TASK ▸ Retype each line of the material exactly, please, skipping any picture in it.
★ ★ ★
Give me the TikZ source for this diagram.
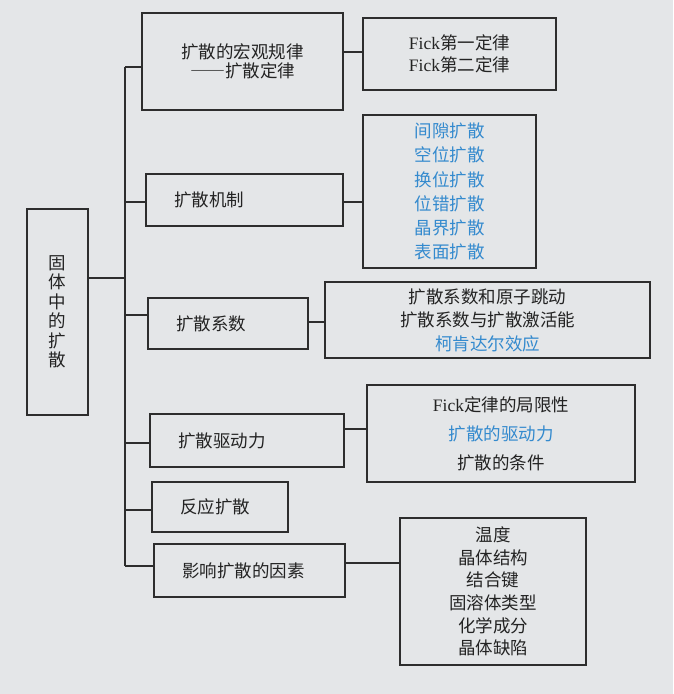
\documentclass[tikz,border=0pt]{standalone}
\usepackage{fontspec}
\setmainfont{Liberation Serif}
\newfontfamily\cjk{Noto Sans CJK SC}
\newfontfamily\cjkfw[RawFeature=+fwid]{Noto Sans CJK SC}
\definecolor{bg}{RGB}{228,230,232}
\definecolor{ln}{RGB}{45,45,45}
\definecolor{bl}{RGB}{52,138,206}
\definecolor{tx}{RGB}{35,35,35}
\begin{document}
\begin{tikzpicture}[x=1pt,y=-1pt,
  box/.style={draw=ln, line width=1.5pt, inner sep=0pt, text=tx,
    font=\cjk\fontsize{17.5}{19.5}\selectfont},
  lbox/.style={box, align=left, inner xsep=28pt},
  cbox/.style={box, align=center},
  conn/.style={draw=ln, line width=1.1pt}]
\fill[bg] (0,0) rectangle (673,694);
\useasboundingbox (0,0) rectangle (673,694);

% root
\node[box, minimum width=61pt, minimum height=206pt, align=center,
  font=\cjk\fontsize{17.5}{19.5}\selectfont] (root) at (57.5,312)
  {固\\体\\中\\的\\扩\\散};

% level-1 boxes
\node[cbox, minimum width=201pt, minimum height=97pt] (b1) at (242.5,61.5)
  {扩散的宏观规律\\{\cjkfw ——}扩散定律};
\node[lbox, text width=141pt, minimum height=52pt] (b2) at (244.5,200) {扩散机制};
\node[lbox, text width=104pt, minimum height=51pt] (b3) at (228,323.5) {扩散系数};
\node[lbox, text width=138pt, minimum height=53pt] (b4) at (247,440.5) {扩散驱动力};
\node[lbox, text width=80pt, minimum height=50pt] (b5) at (220,507) {反应扩散};
\node[lbox, text width=135pt, minimum height=53pt] (b6) at (249.5,570.5) {影响扩散的因素};

% level-2 boxes
\node[cbox, minimum width=193pt, minimum height=72pt,
  font=\cjk\fontsize{17.5}{22}\selectfont] (r1) at (459.5,54)
  {{\rmfamily Fick}第一定律\\{\rmfamily Fick}第二定律};
\node[cbox, minimum width=173pt, minimum height=153pt, text=bl,
  font=\cjk\fontsize{17.5}{24.2}\selectfont] (r2) at (449.5,191.5)
  {间隙扩散\\空位扩散\\换位扩散\\位错扩散\\晶界扩散\\表面扩散};
\node[cbox, minimum width=325pt, minimum height=76pt,
  font=\cjk\fontsize{17.5}{23.5}\selectfont] (r3) at (487.5,320)
  {扩散系数和原子跳动\\扩散系数与扩散激活能\\\textcolor{bl}{柯肯达尔效应}};
\node[cbox, minimum width=268pt, minimum height=97pt,
  font=\cjk\fontsize{17.5}{29}\selectfont] (r4) at (501,433.5)
  {{\rmfamily Fick}定律的局限性\\\textcolor{bl}{扩散的驱动力}\\扩散的条件};
\node[cbox, minimum width=186pt, minimum height=147pt,
  font=\cjk\fontsize{17.5}{22.6}\selectfont] (r5) at (493,591.5)
  {温度\\晶体结构\\结合键\\固溶体类型\\化学成分\\晶体缺陷};

% trunk
\coordinate (t0) at (125,278);
\coordinate (t1) at (125,67);
\coordinate (t2) at (125,202);
\coordinate (t3) at (125,315);
\coordinate (t4) at (125,443);
\coordinate (t5) at (125,510);
\coordinate (t6) at (125,566);
\draw[conn] (t1) -- (t6);
\draw[conn] (root.east |- t0) -- (t0);
\draw[conn] (t1) -- (t1 -| b1.west);
\draw[conn] (t2) -- (t2 -| b2.west);
\draw[conn] (t3) -- (t3 -| b3.west);
\draw[conn] (t4) -- (t4 -| b4.west);
\draw[conn] (t5) -- (t5 -| b5.west);
\draw[conn] (t6) -- (t6 -| b6.west);

% right connectors
\coordinate (c1) at (0,52);
\coordinate (c2) at (0,202);
\coordinate (c3) at (0,322);
\coordinate (c4) at (0,429);
\coordinate (c6) at (0,563);
\draw[conn] (c1 -| b1.east) -- (c1 -| r1.west);
\draw[conn] (c2 -| b2.east) -- (c2 -| r2.west);
\draw[conn] (c3 -| b3.east) -- (c3 -| r3.west);
\draw[conn] (c4 -| b4.east) -- (c4 -| r4.west);
\draw[conn] (c6 -| b6.east) -- (c6 -| r5.west);
\end{tikzpicture}
\end{document}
★ ★ ★
EXERCISE RESPONSE ▸
Give me the TikZ source for this diagram.
\documentclass[tikz,border=0pt]{standalone}
\usepackage{fontspec}
\setmainfont{Liberation Serif}
\newfontfamily\cjk{Noto Sans CJK SC}
\newfontfamily\cjkfw[RawFeature=+fwid]{Noto Sans CJK SC}
\definecolor{bg}{RGB}{228,230,232}
\definecolor{ln}{RGB}{45,45,45}
\definecolor{bl}{RGB}{52,138,206}
\definecolor{tx}{RGB}{35,35,35}
\begin{document}
\begin{tikzpicture}[x=1pt,y=-1pt,
  box/.style={draw=ln, line width=1.5pt, inner sep=0pt, text=tx,
    font=\cjk\fontsize{17.5}{19.5}\selectfont},
  lbox/.style={box, align=left, inner xsep=28pt},
  cbox/.style={box, align=center},
  conn/.style={draw=ln, line width=1.1pt}]
\fill[bg] (0,0) rectangle (673,694);
\useasboundingbox (0,0) rectangle (673,694);

% root
\node[box, minimum width=61pt, minimum height=206pt, align=center,
  font=\cjk\fontsize{17.5}{19.5}\selectfont] (root) at (57.5,312)
  {固\\体\\中\\的\\扩\\散};

% level-1 boxes
\node[cbox, minimum width=201pt, minimum height=97pt] (b1) at (242.5,61.5)
  {扩散的宏观规律\\{\cjkfw ——}扩散定律};
\node[lbox, text width=141pt, minimum height=52pt] (b2) at (244.5,200) {扩散机制};
\node[lbox, text width=104pt, minimum height=51pt] (b3) at (228,323.5) {扩散系数};
\node[lbox, text width=138pt, minimum height=53pt] (b4) at (247,440.5) {扩散驱动力};
\node[lbox, text width=80pt, minimum height=50pt] (b5) at (220,507) {反应扩散};
\node[lbox, text width=135pt, minimum height=53pt] (b6) at (249.5,570.5) {影响扩散的因素};

% level-2 boxes
\node[cbox, minimum width=193pt, minimum height=72pt,
  font=\cjk\fontsize{17.5}{22}\selectfont] (r1) at (459.5,54)
  {{\rmfamily Fick}第一定律\\{\rmfamily Fick}第二定律};
\node[cbox, minimum width=173pt, minimum height=153pt, text=bl,
  font=\cjk\fontsize{17.5}{24.2}\selectfont] (r2) at (449.5,191.5)
  {间隙扩散\\空位扩散\\换位扩散\\位错扩散\\晶界扩散\\表面扩散};
\node[cbox, minimum width=325pt, minimum height=76pt,
  font=\cjk\fontsize{17.5}{23.5}\selectfont] (r3) at (487.5,320)
  {扩散系数和原子跳动\\扩散系数与扩散激活能\\\textcolor{bl}{柯肯达尔效应}};
\node[cbox, minimum width=268pt, minimum height=97pt,
  font=\cjk\fontsize{17.5}{29}\selectfont] (r4) at (501,433.5)
  {{\rmfamily Fick}定律的局限性\\\textcolor{bl}{扩散的驱动力}\\扩散的条件};
\node[cbox, minimum width=186pt, minimum height=147pt,
  font=\cjk\fontsize{17.5}{22.6}\selectfont] (r5) at (493,591.5)
  {温度\\晶体结构\\结合键\\固溶体类型\\化学成分\\晶体缺陷};

% trunk
\coordinate (t0) at (125,278);
\coordinate (t1) at (125,67);
\coordinate (t2) at (125,202);
\coordinate (t3) at (125,315);
\coordinate (t4) at (125,443);
\coordinate (t5) at (125,510);
\coordinate (t6) at (125,566);
\draw[conn] (t1) -- (t6);
\draw[conn] (root.east |- t0) -- (t0);
\draw[conn] (t1) -- (t1 -| b1.west);
\draw[conn] (t2) -- (t2 -| b2.west);
\draw[conn] (t3) -- (t3 -| b3.west);
\draw[conn] (t4) -- (t4 -| b4.west);
\draw[conn] (t5) -- (t5 -| b5.west);
\draw[conn] (t6) -- (t6 -| b6.west);

% right connectors
\coordinate (c1) at (0,52);
\coordinate (c2) at (0,202);
\coordinate (c3) at (0,322);
\coordinate (c4) at (0,429);
\coordinate (c6) at (0,563);
\draw[conn] (c1 -| b1.east) -- (c1 -| r1.west);
\draw[conn] (c2 -| b2.east) -- (c2 -| r2.west);
\draw[conn] (c3 -| b3.east) -- (c3 -| r3.west);
\draw[conn] (c4 -| b4.east) -- (c4 -| r4.west);
\draw[conn] (c6 -| b6.east) -- (c6 -| r5.west);
\end{tikzpicture}
\end{document}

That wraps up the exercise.